A therapist can be the one safe place that a person has.
Who can listen without the expectation of friendship or reciprocity.
Who doesn't need the client for any reason whatsoever.
Who doesn't use the client for friendship or as a way to meet their own emotional needs.
Who picks up on habit and tendency and idiosyncrasy.
And gets to bring them into the room and say, "You're doing that thing again.
What's that about?"
A therapist is someone who pays attention.





Patient supervisors--in response to my long-suffering quest for existential understanding--have asked me numerous times during this past year:
"Well, you yourself have benefitted from therapy. What did you find useful?"

And here's what I can tell you:
-I knew I had an hour a week with someone who was going to give me their
 undivided attention.
-I knew that person wouldn't go tell my friends and family that I was barely
 keeping it together.
-I knew that they'd had education in psychology and the human condition.
-I knew they'd be nice and respectful toward me even when I was a complete mess.

So, by my definition, therapy is:
1. careful listening,
2. objectivity,
3. psychological knowledge,
4. and kindness.

And still, it sounds simple, but I think my therapists set a high bar for good therapy. They never had magic words or "10 simple tips and tricks" that fixed a damn thing, but they taught me to have a tolerance for and a comfortability with not having all the answers and being kind and gentle with myself anyway.

That's life changing stuff. Those slow, steady, and incremental changes helped me understand myself just by being in relationship with them. And if slow/incremental isn't enough to count for just about everything, than I'm outta here. Because it's only small and gradual changes that have ever made a difference to me.
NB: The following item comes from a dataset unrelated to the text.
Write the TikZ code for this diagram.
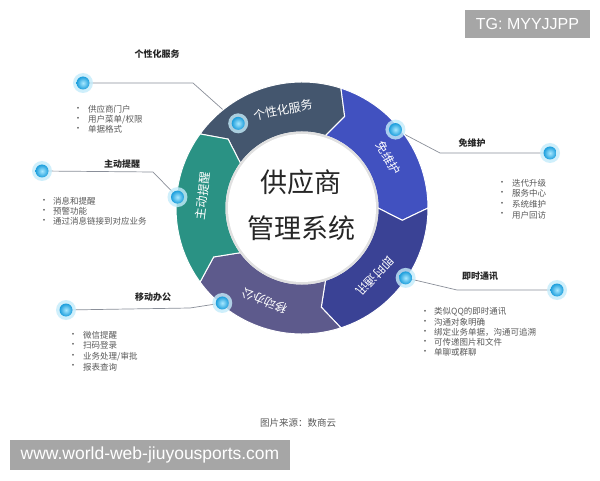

This past year, since September, I have had the pleasure of sitting with seven adult clients who, for an hour a week shared their stories, amounting to 128 hours of "sitting with" and that is such a tremendous honor. I feel like being a therapist is like getting a front row seat to the human experience. We encounter most people from behind a filter or a persona of their choosing. But in therapy, I get to witness some of our most frustrating habits and difficult conversations, but also heartwarming reconciliations and high-five-worthy victories. It's like getting the director's cut of the movie. It's like the behind-the-scenes play-by-play. It's getting to ask, "And then what happened?" and "What were you thinking in that moment?" And watching time and time again how humanity has an undeniable tendency toward growth and healing, even if we get sidetracked in dysfunction along the way.

Even still.
And it's a fascinating thing to watch.

I cannot explain to you what psychotherapy is or why it works.
But I know that it works.

I know this because my clients keep coming back.
They keep showing up and doing the hard work.
And so I've tried to be a little more like them.
I've tried to believe that somehow, someway our mutual showing-up matters.
And it makes a difference.
Because it has to.
Because--as Brene Brown says:
we are usually wounded in relationship and so we must be healed in relationship. 
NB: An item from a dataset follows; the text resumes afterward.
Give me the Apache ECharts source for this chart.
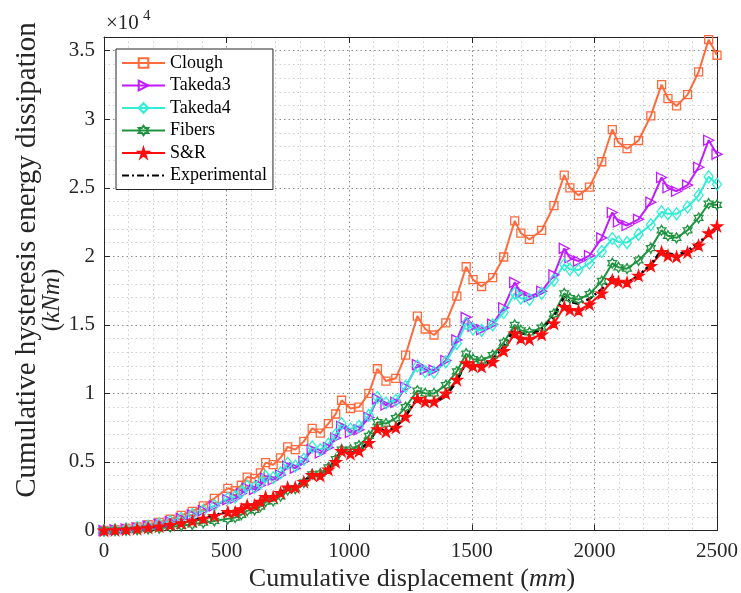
<!DOCTYPE html>
<html><head><meta charset="utf-8">
<script src="https://cdn.jsdelivr.net/npm/echarts@6/dist/echarts.min.js"></script>
<style>html,body{margin:0;padding:0;background:#fff}#c{width:741px;height:593px}</style>
</head><body><div id="c"></div>
<script>
// Cumulative displacement (mm) — shared sample positions
const displacement = [0,45,90,135,180,225,270,315,360,405,450,505,535,560,584,614,638,659,690,720,749,780,815,849,882,915,945,969,1005,1040,1080,1115,1150,1190,1230,1278,1310,1346,1394,1439,1477,1505,1540,1585,1630,1675,1700,1735,1785,1835,1877,1900,1935,1980,2030,2073,2098,2133,2180,2230,2274,2300,2335,2380,2425,2466,2500];
// Cumulative hysteresis energy (kNm)
const clough = [0,60,150,270,420,600,820,1100,1400,1800,2350,3080,2900,3300,3900,3800,4200,4950,4800,5300,6100,5900,6500,7450,7100,7800,8500,9500,8900,9000,10000,11800,10900,11100,12800,15640,14700,14260,15150,17100,19240,18300,17800,18450,19950,22590,21700,21230,21900,23700,25920,25000,24450,25050,26900,29250,28300,27850,28450,30250,32530,31500,30970,31800,33450,35810,34670];
const takeda3 = [0,50,110,200,320,470,650,880,1150,1450,1800,2250,2350,2700,3100,3000,3300,3800,3700,4050,4700,4550,5050,5900,5650,6050,6750,7600,7150,7350,8250,9600,9150,9350,10450,12100,11750,11700,12400,13900,15550,14900,14650,15050,16250,18100,17350,17050,17450,18650,20580,19900,19650,20050,21350,23200,22500,22250,22700,23950,25750,25000,24750,25200,26500,28470,27450];
const takeda4 = [0,55,120,210,330,480,660,890,1160,1460,1820,2350,2450,2800,3250,3150,3450,3950,3850,4200,4900,4700,5200,6100,5900,6300,7000,7800,7400,7600,8400,9700,9300,9500,10500,12000,11600,11550,12300,13650,15100,14700,14600,15000,15900,17300,16950,16850,17300,18250,19400,19050,19000,19500,20350,21300,21050,21000,21600,22300,23250,23100,23100,23600,24450,25800,25260];
const fibers = [0,10,30,60,110,170,250,340,450,570,700,850,950,1150,1450,1500,1750,2100,2150,2500,2950,3050,3500,4100,4150,4600,5200,5900,5900,6200,6900,7900,7800,8200,9000,10200,10000,10000,10600,11600,12900,12500,12400,12800,13700,15000,14600,14450,14800,15800,17300,16950,16850,17250,18200,19500,19200,19100,19700,20600,21900,21500,21350,21900,22800,23850,23750];
const snr = [0,30,70,130,210,300,410,540,690,870,1070,1350,1350,1550,1850,1850,2100,2450,2450,2750,3150,3150,3550,4050,4000,4450,5000,5800,5600,5800,6400,7400,7200,7500,8300,9600,9400,9400,10000,11000,12200,12000,11950,12300,13100,14380,14000,13950,14300,15100,16320,16100,16050,16500,17300,18270,18150,18100,18600,19300,20330,20050,19970,20300,20800,21700,22200];
const experimental = [0,40,90,160,240,330,440,570,720,900,1100,1400,1420,1620,1900,1900,2150,2500,2500,2800,3200,3200,3600,4100,4050,4500,5050,5900,5650,5850,6450,7450,7250,7550,8350,9700,9500,9300,9800,10900,12300,12100,12050,12500,13400,14750,14400,14250,14700,15600,17050,16700,16550,16900,17600,18500,18200,18050,18600,19400,20450,20200,20100,20400,21000,21600,22050];
const seriesNames = ['Clough','Takeda3','Takeda4','Fibers','S&R','Experimental'];
const xTickValues = [0,500,1000,1500,2000,2500];
const yTickLabels = ['0','0.5','1','1.5','2','2.5','3','3.5'];

const FONT = '"Liberation Serif","Times New Roman",serif';
const TXT = '#262626';
const sym = {
  tri: 'path://M0,0 L10,5 L0,10 Z',
  hex: 'path://M0,-10 L2.89,-5 L8.66,-5 L5.77,0 L8.66,5 L2.89,5 L0,10 L-2.89,5 L-8.66,5 L-5.77,0 L-8.66,-5 L-2.89,-5 Z',
  star: 'path://M0,-10 L2.245,-3.09 L9.51,-3.09 L3.633,1.18 L5.88,8.09 L0,3.82 L-5.88,8.09 L-3.633,1.18 L-9.51,-3.09 L-2.245,-3.09 Z'
};
function mk(name, ys, color, symbol, size, fill, extra) {
  return Object.assign({
    name, type: 'line', xAxisIndex: 0, yAxisIndex: 0,
    data: displacement.map((x, i) => [x, ys[i]]),
    symbol, symbolSize: size, symbolKeepAspect: true, showSymbol: true, showAllSymbol: true,
    lineStyle: { color, width: 2 },
    itemStyle: { color: fill, borderColor: color, borderWidth: 1.3 },
    emphasis: { disabled: true }, silent: true, animation: false
  }, extra || {});
}
const series = [
  mk(seriesNames[0], clough, '#FF6A3D', 'rect', 8, 'rgba(255,255,255,0)'),
  mk(seriesNames[1], takeda3, '#C21BFF', sym.tri, 10, 'rgba(255,255,255,0)'),
  mk(seriesNames[2], takeda4, '#2EEED6', 'diamond', [9, 12], 'rgba(255,255,255,0)', {symbolKeepAspect:false}),
  mk(seriesNames[3], fibers, '#1F9440', sym.hex, 10, 'rgba(255,255,255,0)'),
  mk(seriesNames[4], snr, '#FF0D0D', sym.star, 11, '#FF0D0D'),
  mk(seriesNames[5], experimental, '#000000', 'none', 0, '#000', {
    lineStyle: { color: '#000', width: 2.6, type: [7, 3, 2, 3] }
  })
];

const grid = { left: 104, right: 23, top: 37, bottom: 62.5 };
const axCommon = {
  axisLine: { show: true, onZero: false, lineStyle: { color: TXT, width: 1 } },
  axisTick: { show: true, inside: true, length: 6, lineStyle: { color: TXT } }
};
const chart = echarts.init(document.getElementById('c'), null, { renderer: 'canvas' });
chart.setOption({
  animation: false,
  backgroundColor: '#fff',
  grid,
  xAxis: [
    Object.assign({
      type: 'value', min: 0, max: 2500, interval: 500, position: 'bottom',
      axisLabel: { show: true, margin: 10, fontSize: 21, fontFamily: FONT, color: TXT,
        formatter: v => xTickValues.includes(v) ? String(v) : '' },
      splitLine: { show: true, lineStyle: { color: '#8a8a8a', width: 1, type: [1.5, 3] } },
      minorSplitLine: { show: true, lineStyle: { color: '#cfcfcf', width: 1, type: [1.5, 3] } }
    }, axCommon, { minorTick: { show: false, splitNumber: 5 } }),
    Object.assign({
      type: 'value', min: 0, max: 2500, interval: 500, position: 'top',
      axisLabel: { show: false }, splitLine: { show: false }
    }, axCommon)
  ],
  yAxis: [
    Object.assign({
      type: 'value', min: 0, max: 36000, interval: 5000, position: 'left',
      axisLabel: { show: true, margin: 9, fontSize: 21, fontFamily: FONT, color: TXT,
        formatter: v => (v % 5000 === 0 && v / 5000 < yTickLabels.length) ? yTickLabels[v / 5000] : '' },
      splitLine: { show: true, lineStyle: { color: '#8a8a8a', width: 1, type: [1.5, 3] } },
      minorSplitLine: { show: true, lineStyle: { color: '#cfcfcf', width: 1, type: [1.5, 3] } }
    }, axCommon, { minorTick: { show: false, splitNumber: 5 } }),
    Object.assign({
      type: 'value', min: 0, max: 36000, interval: 5000, position: 'right',
      axisLabel: { show: false }, splitLine: { show: false }
    }, axCommon)
  ],
  legend: {
    orient: 'vertical', left: 116, top: 49,
    data: seriesNames.map(n => n === 'Experimental' ? { name: n, itemStyle: { opacity: 0 } } : n),
    itemWidth: 43, itemHeight: 12, itemGap: 4.5,
    padding: [5, 6, 5, 5],
    backgroundColor: '#fff', borderColor: '#262626', borderWidth: 1,
    textStyle: { fontSize: 18, fontFamily: FONT, color: '#000' },
    selectedMode: false
  },
  graphic: [
    { type: 'text', x: 106, y: 34, style: { text: '×10', font: '21px ' + FONT, fill: TXT, align: 'left', verticalAlign: 'bottom' } },
    { type: 'text', x: 143, y: 24, style: { text: '4', font: '15px ' + FONT, fill: TXT, align: 'left', verticalAlign: 'bottom' } },
    { type: 'text', x: 27, y: 260, rotation: Math.PI / 2,
      style: { text: 'Cumulative hysteresis energy dissipation', font: '29px ' + FONT, fill: TXT, align: 'center', verticalAlign: 'middle' } },
    { type: 'text', x: 52, y: 300, rotation: Math.PI / 2,
      style: { text: '{n|(}{i|kNm}{n|)}', fill: TXT, align: 'center', verticalAlign: 'middle',
        rich: { n: { fontSize: 25, fontFamily: FONT, color: TXT }, i: { fontSize: 25, fontFamily: FONT, fontStyle: 'italic', color: TXT } } } },
    { type: 'text', x: 412, y: 579,
      style: { text: '{n|Cumulative displacement (}{i|mm}{n|)}', fill: TXT, align: 'center', verticalAlign: 'middle',
        rich: { n: { fontSize: 26, fontFamily: FONT, color: TXT }, i: { fontSize: 26, fontFamily: FONT, fontStyle: 'italic', color: TXT } } } }
  ],
  series
});
</script>
</body></html>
Obviously, my "being with" is more important to them than my "knowing-it-all."
And thank goodness, because I know very little that would look good on paper.
I'm just really good at loving people.

These clients have been a gift that have grounded me week-to-week.
In my tumultuous, self-inflicted quest for an understanding that might not even exist, my clients reminded me to just sit with them and let that be enough.

In two weeks, I will say "goodbye" to people I have come to know well.
We will leave each other knowing that we are a little better just for having known the other.

And whatever that's called, it's quite beautiful.

1 comments:

Unknown said...

I'm getting ready for my second session of therapy this morning and found myself worrying about what it's supposed to look like or trying to prep what I'm going to talk about... expectations.. So thanks for reminding me of these things. That maybe I don't need to stress about it today. And just be.